• DATA EXCERPT:
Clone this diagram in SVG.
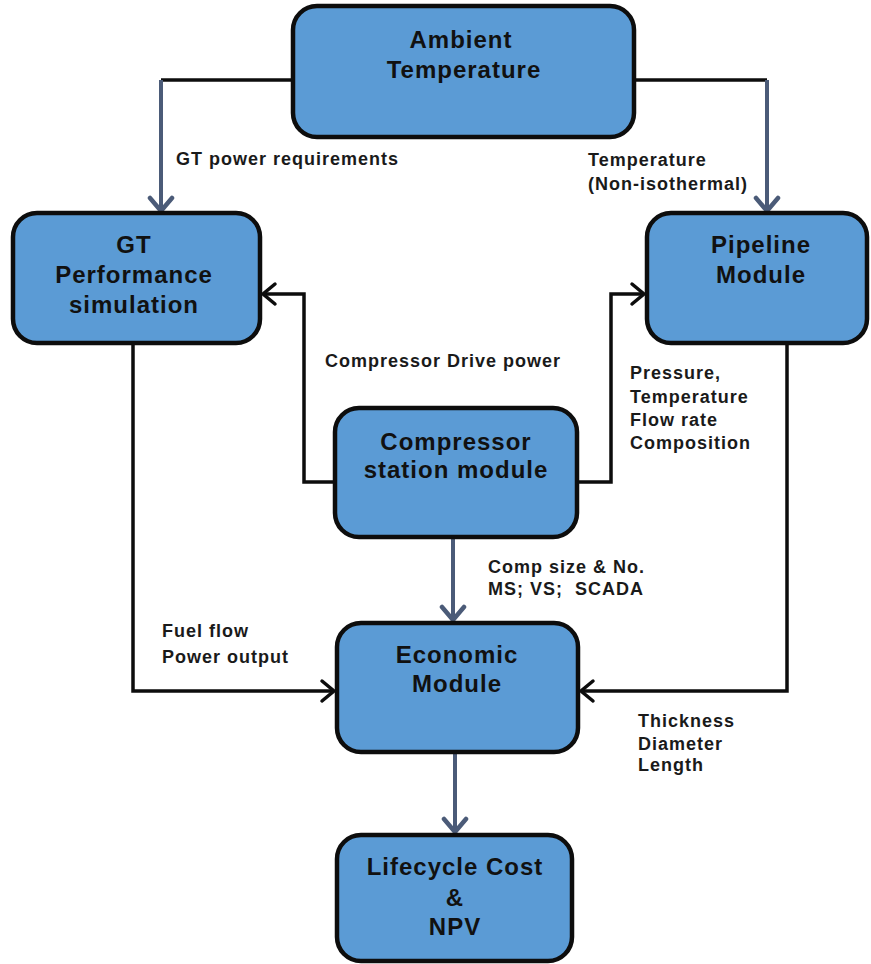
<svg xmlns="http://www.w3.org/2000/svg" width="871" height="964" viewBox="0 0 871 964">
  <defs>
    <style>
      .box { fill: #5b9bd5; stroke: #0d0d0d; stroke-width: 4.5; }
      .title { font-family: "Liberation Sans", Arial, sans-serif; font-weight: bold; font-size: 24px; letter-spacing: 1px; fill: #111; text-anchor: middle; }
      .label { font-family: "Liberation Sans", Arial, sans-serif; font-weight: bold; font-size: 18px; letter-spacing: 1px; fill: #1a1a1a; }
      .wire { fill: none; stroke: #0d0d0d; stroke-width: 3.5; stroke-linejoin: miter; }
      .flow { fill: none; stroke: #4b5b78; stroke-width: 4; }
    </style>
    <marker id="headBlack" markerUnits="userSpaceOnUse" viewBox="-16 -16 32 32" markerWidth="32" markerHeight="32" refX="0" refY="0" orient="auto">
      <path d="M -12 -10 L 0 0 L -12 10" fill="none" stroke="#0d0d0d" stroke-width="3.5" stroke-linecap="round" stroke-linejoin="miter"/>
    </marker>
    <marker id="headGray" markerUnits="userSpaceOnUse" viewBox="-16 -16 32 32" markerWidth="32" markerHeight="32" refX="0" refY="0" orient="auto">
      <path d="M -13 -11 L 0 0 L -13 11" fill="none" stroke="#4b5b78" stroke-width="4.5" stroke-linecap="round" stroke-linejoin="miter"/>
    </marker>
  </defs>

  <rect width="871" height="964" fill="#ffffff"/>

  <!-- connectors -->
  <g id="connectors">
    <!-- ambient temperature to GT and pipeline -->
    <path class="wire" d="M 293 80 L 161 80"/>
    <path class="flow" d="M 161 80 L 161 211" marker-end="url(#headGray)"/>
    <path class="wire" d="M 634 80 L 767 80"/>
    <path class="flow" d="M 767 80 L 767 211" marker-end="url(#headGray)"/>

    <!-- compressor station to GT and pipeline -->
    <path class="wire" d="M 335 482 L 304 482 L 304 294 L 263 294" marker-end="url(#headBlack)"/>
    <path class="wire" d="M 577 482 L 611 482 L 611 294 L 644 294" marker-end="url(#headBlack)"/>

    <!-- compressor station to economic module -->
    <path class="flow" d="M 453 539 L 453 620" marker-end="url(#headGray)"/>

    <!-- GT and pipeline to economic module -->
    <path class="wire" d="M 133 345 L 133 691 L 334 691" marker-end="url(#headBlack)"/>
    <path class="wire" d="M 787 345 L 787 691 L 581 691" marker-end="url(#headBlack)"/>

    <!-- economic module to lifecycle cost -->
    <path class="flow" d="M 455 754 L 455 832" marker-end="url(#headGray)"/>
  </g>

  <!-- nodes -->
  <g id="ambient">
    <rect class="box" x="293" y="6" width="341" height="131" rx="24"/>
    <text class="title" x="461" y="48">Ambient</text>
    <text class="title" x="464" y="78">Temperature</text>
  </g>

  <g id="gt-performance">
    <rect class="box" x="13" y="213" width="247" height="130" rx="24"/>
    <text class="title" x="134" y="253">GT</text>
    <text class="title" x="134" y="283">Performance</text>
    <text class="title" x="134" y="313">simulation</text>
  </g>

  <g id="pipeline">
    <rect class="box" x="647" y="213" width="220" height="130" rx="24"/>
    <text class="title" x="761" y="253">Pipeline</text>
    <text class="title" x="761" y="283">Module</text>
  </g>

  <g id="compressor">
    <rect class="box" x="335" y="408" width="242" height="129" rx="24"/>
    <text class="title" x="456" y="450">Compressor</text>
    <text class="title" x="456" y="478">station module</text>
  </g>

  <g id="economic">
    <rect class="box" x="337" y="623" width="241" height="129" rx="24"/>
    <text class="title" x="457" y="663">Economic</text>
    <text class="title" x="457" y="692">Module</text>
  </g>

  <g id="lifecycle">
    <rect class="box" x="337" y="835" width="235" height="126" rx="24"/>
    <text class="title" x="455" y="875">Lifecycle Cost</text>
    <text class="title" x="455" y="906">&amp;</text>
    <text class="title" x="455" y="935">NPV</text>
  </g>

  <!-- connector labels -->
  <g id="labels">
    <text class="label" x="176" y="165">GT power requirements</text>
    <text class="label" x="588" y="166">Temperature</text>
    <text class="label" x="588" y="190">(Non-isothermal)</text>
    <text class="label" x="325" y="367">Compressor Drive power</text>
    <text class="label" x="630" y="379">Pressure,</text>
    <text class="label" x="630" y="403">Temperature</text>
    <text class="label" x="630" y="426">Flow rate</text>
    <text class="label" x="630" y="449">Composition</text>
    <text class="label" x="488" y="573">Comp size &amp; No.</text>
    <text class="label" x="488" y="595">MS; VS;&#160; SCADA</text>
    <text class="label" x="162" y="637">Fuel flow</text>
    <text class="label" x="162" y="663">Power output</text>
    <text class="label" x="638" y="727">Thickness</text>
    <text class="label" x="638" y="750">Diameter</text>
    <text class="label" x="638" y="771">Length</text>
  </g>
</svg>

• YOUR INSTRUCTIONS: Reproduce the listing word for word and omit its pictures.

• FINAL ANSWER:
Clone this diagram in SVG.
<svg xmlns="http://www.w3.org/2000/svg" width="871" height="964" viewBox="0 0 871 964">
  <defs>
    <style>
      .box { fill: #5b9bd5; stroke: #0d0d0d; stroke-width: 4.5; }
      .title { font-family: "Liberation Sans", Arial, sans-serif; font-weight: bold; font-size: 24px; letter-spacing: 1px; fill: #111; text-anchor: middle; }
      .label { font-family: "Liberation Sans", Arial, sans-serif; font-weight: bold; font-size: 18px; letter-spacing: 1px; fill: #1a1a1a; }
      .wire { fill: none; stroke: #0d0d0d; stroke-width: 3.5; stroke-linejoin: miter; }
      .flow { fill: none; stroke: #4b5b78; stroke-width: 4; }
    </style>
    <marker id="headBlack" markerUnits="userSpaceOnUse" viewBox="-16 -16 32 32" markerWidth="32" markerHeight="32" refX="0" refY="0" orient="auto">
      <path d="M -12 -10 L 0 0 L -12 10" fill="none" stroke="#0d0d0d" stroke-width="3.5" stroke-linecap="round" stroke-linejoin="miter"/>
    </marker>
    <marker id="headGray" markerUnits="userSpaceOnUse" viewBox="-16 -16 32 32" markerWidth="32" markerHeight="32" refX="0" refY="0" orient="auto">
      <path d="M -13 -11 L 0 0 L -13 11" fill="none" stroke="#4b5b78" stroke-width="4.5" stroke-linecap="round" stroke-linejoin="miter"/>
    </marker>
  </defs>

  <rect width="871" height="964" fill="#ffffff"/>

  <!-- connectors -->
  <g id="connectors">
    <!-- ambient temperature to GT and pipeline -->
    <path class="wire" d="M 293 80 L 161 80"/>
    <path class="flow" d="M 161 80 L 161 211" marker-end="url(#headGray)"/>
    <path class="wire" d="M 634 80 L 767 80"/>
    <path class="flow" d="M 767 80 L 767 211" marker-end="url(#headGray)"/>

    <!-- compressor station to GT and pipeline -->
    <path class="wire" d="M 335 482 L 304 482 L 304 294 L 263 294" marker-end="url(#headBlack)"/>
    <path class="wire" d="M 577 482 L 611 482 L 611 294 L 644 294" marker-end="url(#headBlack)"/>

    <!-- compressor station to economic module -->
    <path class="flow" d="M 453 539 L 453 620" marker-end="url(#headGray)"/>

    <!-- GT and pipeline to economic module -->
    <path class="wire" d="M 133 345 L 133 691 L 334 691" marker-end="url(#headBlack)"/>
    <path class="wire" d="M 787 345 L 787 691 L 581 691" marker-end="url(#headBlack)"/>

    <!-- economic module to lifecycle cost -->
    <path class="flow" d="M 455 754 L 455 832" marker-end="url(#headGray)"/>
  </g>

  <!-- nodes -->
  <g id="ambient">
    <rect class="box" x="293" y="6" width="341" height="131" rx="24"/>
    <text class="title" x="461" y="48">Ambient</text>
    <text class="title" x="464" y="78">Temperature</text>
  </g>

  <g id="gt-performance">
    <rect class="box" x="13" y="213" width="247" height="130" rx="24"/>
    <text class="title" x="134" y="253">GT</text>
    <text class="title" x="134" y="283">Performance</text>
    <text class="title" x="134" y="313">simulation</text>
  </g>

  <g id="pipeline">
    <rect class="box" x="647" y="213" width="220" height="130" rx="24"/>
    <text class="title" x="761" y="253">Pipeline</text>
    <text class="title" x="761" y="283">Module</text>
  </g>

  <g id="compressor">
    <rect class="box" x="335" y="408" width="242" height="129" rx="24"/>
    <text class="title" x="456" y="450">Compressor</text>
    <text class="title" x="456" y="478">station module</text>
  </g>

  <g id="economic">
    <rect class="box" x="337" y="623" width="241" height="129" rx="24"/>
    <text class="title" x="457" y="663">Economic</text>
    <text class="title" x="457" y="692">Module</text>
  </g>

  <g id="lifecycle">
    <rect class="box" x="337" y="835" width="235" height="126" rx="24"/>
    <text class="title" x="455" y="875">Lifecycle Cost</text>
    <text class="title" x="455" y="906">&amp;</text>
    <text class="title" x="455" y="935">NPV</text>
  </g>

  <!-- connector labels -->
  <g id="labels">
    <text class="label" x="176" y="165">GT power requirements</text>
    <text class="label" x="588" y="166">Temperature</text>
    <text class="label" x="588" y="190">(Non-isothermal)</text>
    <text class="label" x="325" y="367">Compressor Drive power</text>
    <text class="label" x="630" y="379">Pressure,</text>
    <text class="label" x="630" y="403">Temperature</text>
    <text class="label" x="630" y="426">Flow rate</text>
    <text class="label" x="630" y="449">Composition</text>
    <text class="label" x="488" y="573">Comp size &amp; No.</text>
    <text class="label" x="488" y="595">MS; VS;&#160; SCADA</text>
    <text class="label" x="162" y="637">Fuel flow</text>
    <text class="label" x="162" y="663">Power output</text>
    <text class="label" x="638" y="727">Thickness</text>
    <text class="label" x="638" y="750">Diameter</text>
    <text class="label" x="638" y="771">Length</text>
  </g>
</svg>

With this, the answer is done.